Failing Well Includes:

  1. Defining Failure: What is my definition of failure, and how does it compare to others?
  2. Reframing Failure: How do I grow as a person from this perceived failure?
  3. Normalizing Failure: How does failure make me feel? Share a story with youth about a time you remember failing.
  4. Encouraging Community: Why is this event defined as a failure? What does this say about our community? How do we fail well together?

Uplifting Community

Students Worshipping Together at Chapel

Thinking theologically about community connects the life of a Christian institution to “God’s covenant with the people of Israel, to Jesus and his friends traveling together, to the first Christians who shared everything in common, and to all Christians practicing the way of Jesus Christ in a particular place and time since then.”[1] An intentional Christian community provides the freedom for students to solidify their identity in God’s narrative.
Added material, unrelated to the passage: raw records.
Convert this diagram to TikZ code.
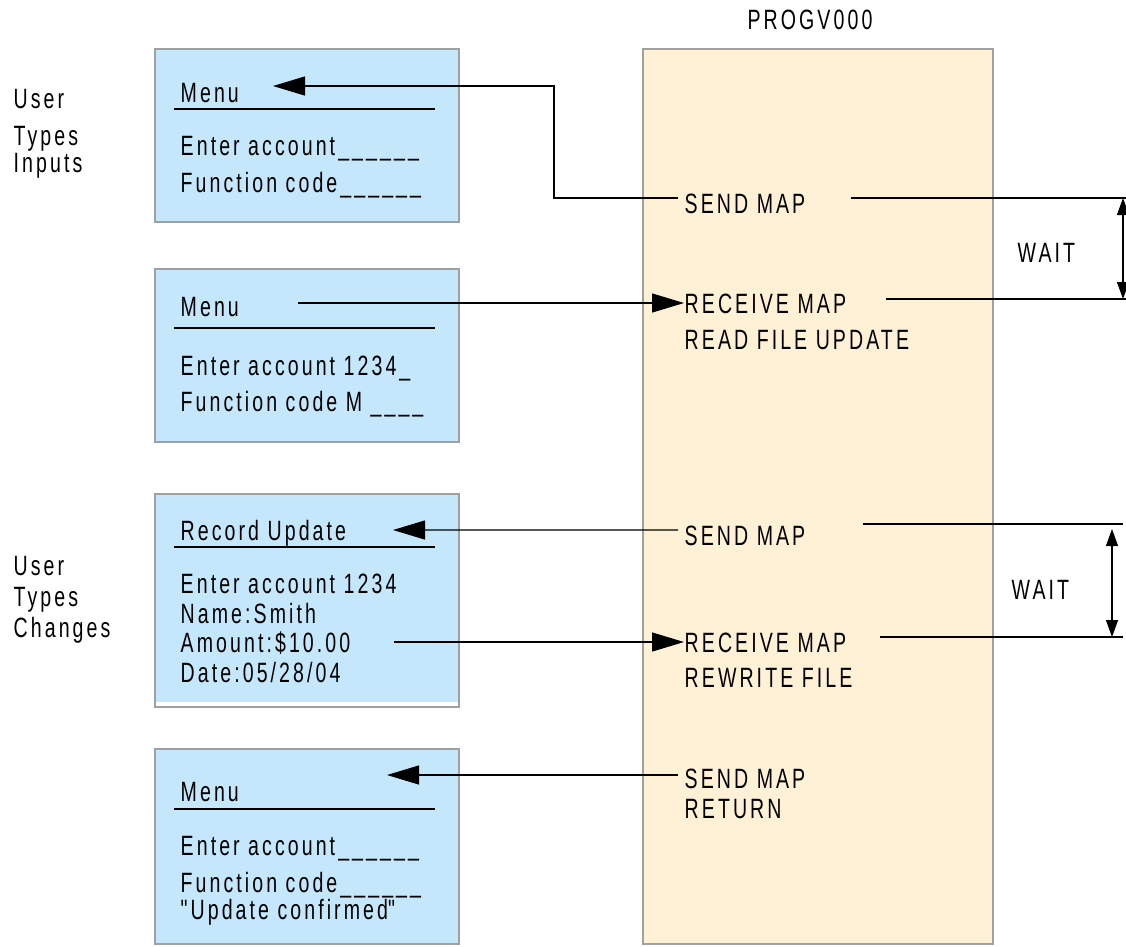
\documentclass[tikz,border=0pt]{standalone}
\usepackage{fontspec}
\setmainfont{Liberation Sans}[FakeStretch=0.7,LetterSpace=11]
\usepackage{tikz}
\usetikzlibrary{arrows.meta}
\definecolor{screenblue}{RGB}{197,231,251}
\definecolor{progtan}{RGB}{255,241,213}
\definecolor{edgegray}{RGB}{160,160,160}

\begin{document}
\begin{tikzpicture}[
    font=\fontsize{7.95}{9.5}\selectfont,
    lbl/.style={inner sep=0pt, anchor=west, text height=0.2cm, text depth=0pt},
    screen/.style={fill=screenblue, draw=edgegray, line width=0.3pt},
    conn/.style={line width=0.35pt},
    bigtip/.style={-{Triangle[length=0.32cm,width=0.19cm]}},
    waittip/.style={{Triangle[length=0.17cm,width=0.12cm]}-{Triangle[length=0.17cm,width=0.12cm]}}
  ]
  \useasboundingbox (0,0) rectangle (11.26,-9.46);

  % Program PROGV000
  \draw[fill=progtan, draw=edgegray, line width=0.3pt] (6.43,-0.49) rectangle (9.93,-9.44);
  \node[inner sep=0pt, text height=0.2cm, text depth=0pt] (prog) at (8.10,-0.19) {PROGV000};
  \node[lbl] (send1) at (6.84,-2.03) {SEND MAP};
  \node[lbl] (rec1) at (6.84,-3.03) {RECEIVE MAP};
  \node[lbl] (read1) at (6.84,-3.39) {READ FILE UPDATE};
  \node[lbl] (send2) at (6.84,-5.35) {SEND MAP};
  \node[lbl] (rec2) at (6.84,-6.42) {RECEIVE MAP};
  \node[lbl] (rewrite) at (6.84,-6.77) {REWRITE FILE};
  \node[lbl] (send3) at (6.84,-7.78) {SEND MAP};
  \node[lbl] (ret) at (6.84,-8.08) {RETURN};

  % User side labels
  \node[lbl] (user1) at (0.13,-0.98) {User};
  \node[lbl] (types1) at (0.13,-1.35) {Types};
  \node[lbl] (inputs) at (0.13,-1.62) {Inputs};
  \node[lbl] (user2) at (0.13,-5.65) {User};
  \node[lbl] (types2) at (0.13,-5.96) {Types};
  \node[lbl] (changes) at (0.13,-6.27) {Changes};

  % Screen 1
  \draw[screen] (1.55,-0.49) rectangle (4.59,-2.22);
  \node[lbl] (menu1) at (1.80,-0.92) {Menu};
  \draw[conn] (1.74,-1.09) -- (4.35,-1.09);
  \node[lbl] (acct1) at (1.80,-1.45) {Enter account\_\_\_\_\_\_};
  \node[lbl] (code1) at (1.80,-1.82) {Function code\_\_\_\_\_\_};

  % Screen 2
  \draw[screen] (1.55,-2.69) rectangle (4.59,-4.42);
  \node[lbl] (menu2) at (1.80,-3.06) {Menu};
  \draw[conn] (1.74,-3.28) -- (4.35,-3.28);
  \node[lbl] (acct2) at (1.80,-3.65) {Enter account 1234\_};
  \node[lbl] (code2) at (1.80,-4.01) {Function code M \_\_\_\_};

  % Screen 3
  \fill[screenblue] (1.55,-4.94) rectangle (4.59,-7.02);
  \draw[draw=edgegray, line width=0.3pt] (1.55,-4.94) rectangle (4.59,-7.07);
  \node[lbl] (rec3) at (1.80,-5.30) {Record Update};
  \draw[conn] (1.74,-5.47) -- (4.35,-5.47);
  \node[lbl] (acct3) at (1.80,-5.83) {Enter account 1234};
  \node[lbl] (name) at (1.80,-6.13) {Name:Smith};
  \node[lbl] (amount) at (1.80,-6.42) {Amount:\$10.00};
  \node[lbl] (date) at (1.80,-6.72) {Date:05/28/04};

  % Screen 4
  \draw[screen] (1.55,-7.49) rectangle (4.59,-9.44);
  \node[lbl] (menu4) at (1.80,-7.91) {Menu};
  \draw[conn] (1.74,-8.09) -- (4.35,-8.09);
  \node[lbl] (acct4) at (1.80,-8.45) {Enter account\_\_\_\_\_\_};
  \node[lbl] (code4) at (1.80,-8.82) {Function code\_\_\_\_\_\_};
  \node[lbl] (confirm) at (1.80,-9.09) {\textquotedbl Update confirmed\textquotedbl};

  % arrow ends
  \coordinate (tip1) at (2.73,-0.86);
  \coordinate (out2) at (2.98,-3.03);
  \coordinate (tip3) at (3.93,-5.30);
  \coordinate (out4) at (3.94,-6.42);
  \coordinate (tip5) at (3.87,-7.75);

  \draw[conn,bigtip,shorten <=0.06cm] ([yshift=0.05cm]send1.west) -- ++(-1.30,0) |- (tip1);
  \draw[conn,bigtip] (out2) -- (rec1.west);
  \draw[conn,bigtip,shorten <=0.06cm] ([yshift=0.05cm]send2.west) -- (tip3);
  \draw[conn,bigtip] (out4) -- (rec2.west);
  \draw[conn,bigtip,shorten <=0.06cm] ([yshift=0.03cm]send3.west) -- (tip5);

  % Wait periods
  \coordinate (w1a) at (11.23,-1.98);
  \coordinate (w1b) at (11.23,-2.99);
  \coordinate (w2a) at (11.12,-5.24);
  \coordinate (w2b) at (11.12,-6.37);
  \draw[conn] (8.51,-1.98) -- (11.26,-1.98);
  \draw[conn] (8.86,-2.99) -- (11.26,-2.99);
  \draw[conn,waittip] (w1a) -- (w1b);
  \node[lbl] (wait1) at (10.17,-2.52) {WAIT};
  \draw[conn] (8.63,-5.24) -- (11.23,-5.24);
  \draw[conn] (8.80,-6.37) -- (11.23,-6.37);
  \draw[conn,waittip] ([yshift=-0.05cm]w2a) -- (w2b);
  \node[lbl] (wait2) at (10.11,-5.89) {WAIT};
\end{tikzpicture}
\end{document}
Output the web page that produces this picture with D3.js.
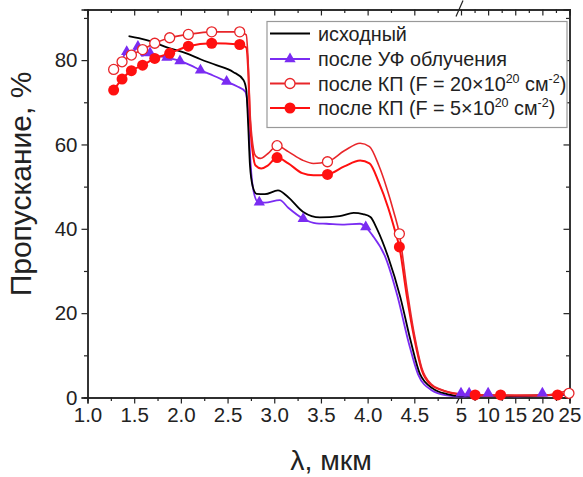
<!DOCTYPE html>
<html>
<head>
<meta charset="utf-8">
<script src="https://cdn.jsdelivr.net/npm/d3@7"></script>
<style>
  body { margin: 0; background: #fff; }
  text { font-family: "Liberation Sans", Arial, sans-serif; fill: #222; }
</style>
</head>
<body>
<svg id="chart" width="583" height="477"></svg>
<script>
// series: [lambda (мкм), transmission (%)]
var initialLine = [[1.44,85.7],[1.55,85.2],[1.70,84.3],[1.85,83.0],[2.06,81.6],[2.21,80.2],[2.38,78.8],[2.56,77.2],[2.67,75.3],[2.70,73],[2.72,65],[2.74,55],[2.77,50],[2.81,48.3],[2.90,48.2],[3.04,49.1],[3.15,47.5],[3.31,44.0],[3.49,42.7],[3.70,43.0],[3.85,43.8],[3.95,43.5],[4.03,42.8],[4.10,40],[4.22,33.3],[4.35,23.8],[4.46,13.5],[4.56,5.6],[4.70,2.1],[4.85,0.8],[5.0,0.3],[7,0.5],[10,0.5],[15,0.4],[20,0.5],[25,0.8]];

var uvLine = [[1.38,80.5],[1.42,82.0],[1.47,81],[1.54,83.6],[1.58,81],[1.67,81.7],[1.75,81],[1.85,80.6],[1.99,79.8],[2.10,78.8],[2.21,77.6],[2.35,76.3],[2.49,74.9],[2.60,73.8],[2.69,72.5],[2.72,68],[2.74,58],[2.77,50],[2.82,46.5],[2.90,46.2],[3.06,46.8],[3.15,45],[3.31,42.4],[3.45,41.3],[3.56,41.2],[3.75,41.0],[3.92,41.2],[3.98,40.4],[4.05,38.5],[4.19,33.3],[4.32,24],[4.44,13],[4.54,5.5],[4.68,1.8],[4.85,0.5],[5.0,0.2],[7,0.4],[10,0.4],[15,0.3],[20,0.5],[25,0.6]];
var uvMarks = [[1.42,82.0],[1.54,83.2],[1.67,81.7],[1.85,80.6],[1.99,79.8],[2.21,77.6],[2.49,74.9],[2.84,46.3],[3.31,42.4],[3.98,40.4],[5.0,1.0],[6.5,1.0],[10,1.0],[20,1.0]];

var kp20Line = [[1.28,77.8],[1.37,79.6],[1.47,81.2],[1.59,82.5],[1.72,84.0],[1.88,85.3],[2.08,86.1],[2.33,86.7],[2.63,86.7],[2.70,86],[2.72,80],[2.74,68],[2.77,60],[2.80,57.3],[2.85,56.7],[2.93,57.8],[3.03,59.7],[3.15,58.3],[3.30,56.3],[3.42,55.5],[3.57,55.9],[3.75,58.5],[3.92,60.3],[4.02,59.5],[4.12,55],[4.20,50],[4.28,44],[4.34,38.8],[4.42,26],[4.50,15],[4.58,7],[4.68,3.2],[4.80,1.8],[5.0,0.8],[7,0.6],[10,0.6],[15,0.5],[20,0.5],[25,1.8]];
var kp20Marks = [[1.28,77.8],[1.37,79.6],[1.47,81.2],[1.59,82.5],[1.72,84.0],[1.88,85.3],[2.08,86.1],[2.33,86.7],[2.63,86.7],[3.03,59.7],[3.57,55.9],[4.34,38.8],[24.9,1.0]];

var kp5Line = [[1.28,72.9],[1.37,75.5],[1.47,77.5],[1.59,78.8],[1.72,80.4],[1.88,81.6],[2.08,83.3],[2.33,84.0],[2.63,83.7],[2.70,83],[2.72,78],[2.74,66],[2.77,58],[2.80,55],[2.86,54.3],[2.93,55],[3.03,56.9],[3.15,55.5],[3.30,53.2],[3.42,52.7],[3.57,52.9],[3.75,54.8],[3.92,56.2],[4.02,55.5],[4.12,51],[4.22,45],[4.30,39],[4.34,35.7],[4.42,24],[4.50,14],[4.58,6.5],[4.68,3],[4.80,1.7],[5.0,0.7],[7,0.6],[10,0.5],[15,0.5],[20,0.5],[25,1.0]];
var kp5Marks = [[1.28,72.9],[1.37,75.5],[1.47,77.5],[1.59,78.8],[1.72,80.4],[1.88,81.6],[2.08,83.3],[2.33,84.0],[2.63,83.7],[3.03,56.9],[3.57,52.9],[4.34,35.7],[7.6,0.6],[12.3,0.6],[22.8,0.6]];

var xMajor = [1.0,1.5,2.0,2.5,3.0,3.5,4.0,4.5,5,10,15,20,25];
var xMinor = [1.25,1.75,2.25,2.75,3.25,3.75,4.25,4.75,7.5,12.5,17.5,22.5];
var yMajor = [0,20,40,60,80];
var yMinor = [10,30,50,70,90];
var xBreak = 5;

var svg = d3.select("#chart");
var pLeft = 87.5, pRight = 569.5, pTop = 9.5, pBottom = 397.5;

// broken axis: 1..5 linear, then 5..25 compressed
var x = d3.scaleLinear().domain([1, 5, 25]).range([pLeft, 461, pRight]);
var y = d3.scaleLinear().domain([0, 92]).range([pBottom, pTop]);

function styleAxis(g) {
  g.select(".domain").attr("stroke", "#222").attr("stroke-width", 1.4);
  g.selectAll(".tick line").attr("stroke", "#222").attr("stroke-width", 1.2);
  g.selectAll(".tick text").style("font-size", "20.5px").attr("fill", "#222");
}

// bottom
svg.append("g").attr("transform", "translate(0," + pBottom + ")")
  .call(d3.axisBottom(x).tickValues(xMajor).tickSizeOuter(0).tickSize(6).tickPadding(4)
    .tickFormat(function(d){ return d < 5 ? d.toFixed(1) : d; }))
  .call(styleAxis);
svg.append("g").attr("transform", "translate(0," + pBottom + ")")
  .call(d3.axisBottom(x).tickValues(xMinor).tickSizeOuter(0).tickSize(3.5).tickFormat(""))
  .call(styleAxis);
// top
svg.append("g").attr("transform", "translate(0," + pTop + ")")
  .call(d3.axisTop(x).tickValues(xMajor).tickSizeOuter(0).tickSize(-6).tickFormat(""))
  .call(styleAxis);
svg.append("g").attr("transform", "translate(0," + pTop + ")")
  .call(d3.axisTop(x).tickValues(xMinor).tickSizeOuter(0).tickSize(-3.5).tickFormat(""))
  .call(styleAxis);
// left
svg.append("g").attr("transform", "translate(" + pLeft + ",0)")
  .call(d3.axisLeft(y).tickValues(yMajor).tickSizeOuter(0).tickSize(6).tickPadding(4))
  .call(styleAxis);
svg.append("g").attr("transform", "translate(" + pLeft + ",0)")
  .call(d3.axisLeft(y).tickValues(yMinor).tickSizeOuter(0).tickSize(3.5).tickFormat(""))
  .call(styleAxis);
// right
svg.append("g").attr("transform", "translate(" + pRight + ",0)")
  .call(d3.axisRight(y).tickValues(yMajor).tickSizeOuter(0).tickSize(-6).tickFormat(""))
  .call(styleAxis);
svg.append("g").attr("transform", "translate(" + pRight + ",0)")
  .call(d3.axisRight(y).tickValues(yMinor).tickSizeOuter(0).tickSize(-3.5).tickFormat(""))
  .call(styleAxis);

// break marks
var bx = x(xBreak);
svg.append("line").attr("x1", bx - 5).attr("y1", pTop + 7).attr("x2", bx + 2).attr("y2", pTop - 9)
  .attr("stroke", "#222").attr("stroke-width", 1.2);
svg.append("line").attr("x1", bx - 4.5).attr("y1", pBottom + 6).attr("x2", bx + 1).attr("y2", pBottom - 5)
  .attr("stroke", "#222").attr("stroke-width", 1.2);

// axis titles
svg.append("text")
  .attr("transform", "translate(31,184) rotate(-90)")
  .attr("text-anchor", "middle")
  .style("font-size", "30px")
  .text("Пропускание, %");
svg.append("text")
  .attr("x", 331).attr("y", 470)
  .attr("text-anchor", "middle")
  .style("font-size", "28.5px")
  .text("λ, мкм");

var line = d3.line()
  .x(function(d){ return x(d[0]); })
  .y(function(d){ return y(d[1]); })
  .curve(d3.curveMonotoneX);

var purple = "#7a2cf2", red = "#ff1010", red2 = "#e8262a";

var plot = svg.append("g");

plot.append("path").datum(uvLine).attr("d", line)
  .attr("fill", "none").attr("stroke", purple).attr("stroke-width", 1.8);
plot.append("path").datum(initialLine).attr("d", line)
  .attr("fill", "none").attr("stroke", "#000").attr("stroke-width", 1.8);
plot.append("path").datum(kp5Line).attr("d", line)
  .attr("fill", "none").attr("stroke", red).attr("stroke-width", 2);
plot.append("path").datum(kp20Line).attr("d", line)
  .attr("fill", "none").attr("stroke", red2).attr("stroke-width", 1.6);

var tri = d3.symbol().type(d3.symbolTriangle).size(55);

plot.selectAll(".uv").data(uvMarks).enter().append("path")
  .attr("class", "uv")
  .attr("transform", function(d){ return "translate(" + x(d[0]) + "," + y(d[1]) + ")"; })
  .attr("d", tri).attr("fill", purple);

plot.selectAll(".kp5").data(kp5Marks).enter().append("circle")
  .attr("class", "kp5")
  .attr("cx", function(d){ return x(d[0]); })
  .attr("cy", function(d){ return y(d[1]); })
  .attr("r", 5.5).attr("fill", red);

plot.selectAll(".kp20").data(kp20Marks).enter().append("circle")
  .attr("class", "kp20")
  .attr("cx", function(d){ return x(d[0]); })
  .attr("cy", function(d){ return y(d[1]); })
  .attr("r", 5).attr("fill", "#fff").attr("stroke", red2).attr("stroke-width", 1.3);

// legend
var lg = svg.append("g");
lg.append("rect").attr("x", 267).attr("y", 21.5).attr("width", 300).attr("height", 106)
  .attr("fill", "#fff").attr("stroke", "#999").attr("stroke-width", 1.2);

var rows = [
  {color: "#000", mark: null, text: ["исходный"]},
  {color: purple, mark: "tri", text: ["после УФ облучения"]},
  {color: red2, mark: "open", text: ["после КП (F = 20×10", "20", " см", "-2", ")"]},
  {color: red, mark: "fill", text: ["после КП (F = 5×10", "20", " см", "-2", ")"]}
];
var rowY = [33.5, 59, 83.5, 108];

rows.forEach(function(r, i) {
  var cy = rowY[i];
  lg.append("line").attr("x1", 270).attr("x2", 310).attr("y1", cy).attr("y2", cy)
    .attr("stroke", r.color).attr("stroke-width", 2);
  if (r.mark == "tri") {
    lg.append("path").attr("transform", "translate(290," + cy + ")").attr("d", tri).attr("fill", r.color);
  } else if (r.mark == "open") {
    lg.append("circle").attr("cx", 290).attr("cy", cy).attr("r", 5)
      .attr("fill", "#fff").attr("stroke", r.color).attr("stroke-width", 1.3);
  } else if (r.mark == "fill") {
    lg.append("circle").attr("cx", 290).attr("cy", cy).attr("r", 5.5).attr("fill", r.color);
  }
  var t = lg.append("text").attr("x", 318).attr("y", cy + 7).style("font-size", "19.8px");
  r.text.forEach(function(s, k) {
    var ts = t.append("tspan").text(s);
    if (k % 2 == 1) ts.style("font-size", "12.5px").attr("dy", -8);
    else if (k > 0) ts.attr("dy", 8);
  });
});
</script>
</body>
</html>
This type of community empowers youth with the freedom to release themselves from the burdens of perfectionism and move forward in hope. This freedom helps youth discern their Christian vocation and live a hope-filled life of possibilities. “Community – as mutuality, as resilient and durable, as a source of identity, as instructive- could offer the place for nourishment and the condition for liveliness young adults rarely find in the environment of their culture.” [2] A community that equips, empowers, and elevates youth, allows youth to explore their giftings and vocation in a safe place to fail. Let’s fail well together!

Students Speaking About Racial Blindspots in the Community

Students and Faculty Leading Chapel Worship Together








*Did you like this blog post? This blog is an excerpt from my larger project titled: Culture Cultivating: Creating a Culture of Embodied Christian Education in Christian Schools and Churches that Equip, Empower, & Elevate Students.

[1] Baker, Dorie Grinenko. Greenhouses of Hope (Rowman & Littlefield, 2010), 199.

[2] Baker, Greenhouses of Hope, 201.